Maybe you’ll remember me.  My name is Webster.  I’m the web designing spider that wrote to to you asking for leniency after I found out the person I accidentally caught in my web hired you to terminate me, my friends and family. You obviously didn’t grant me my request. Perhaps you couldn’t read creepy-crawly (in which case you won’t understand this letter either). But because you are spider experts I’m guessing you ignored my request knowing we’d be happier on this side. Who knew you serve people AND spiders!  You people really are amazing! On behalf of my family and friends, we’d all like to thank you!

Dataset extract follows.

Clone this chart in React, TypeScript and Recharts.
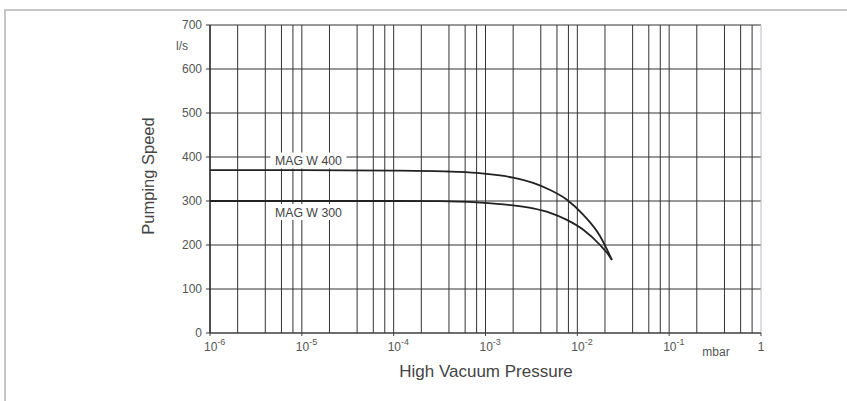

Spider heaven is amazing!  My whole family is here! Including my mom and dad, who as you recall, were quite dysfunctional on earth. That’s a thing of the past! We don’t eat each other anymore! But oh, the flies!  We eat until our heart’s content! I believe our heaven doubles as fly hell!  It’s amazing! And you should see the webs! It’s nothing like you’ve ever seen on earth. Everything is covered with them! Speaking of webs, I’m still a web-designer and my work is art!  My latest masterpiece is a self portrait the size of a large man-pool! And when I want to create another one a new parcel of land appears and I fill it!  Heaven supersedes any expectations I ever had!

Of course, I don’t need to tell you all this. You people really know your stuff!  You’re truly incredible.

Thank you again, Barrier Pest Control!  You are our angels!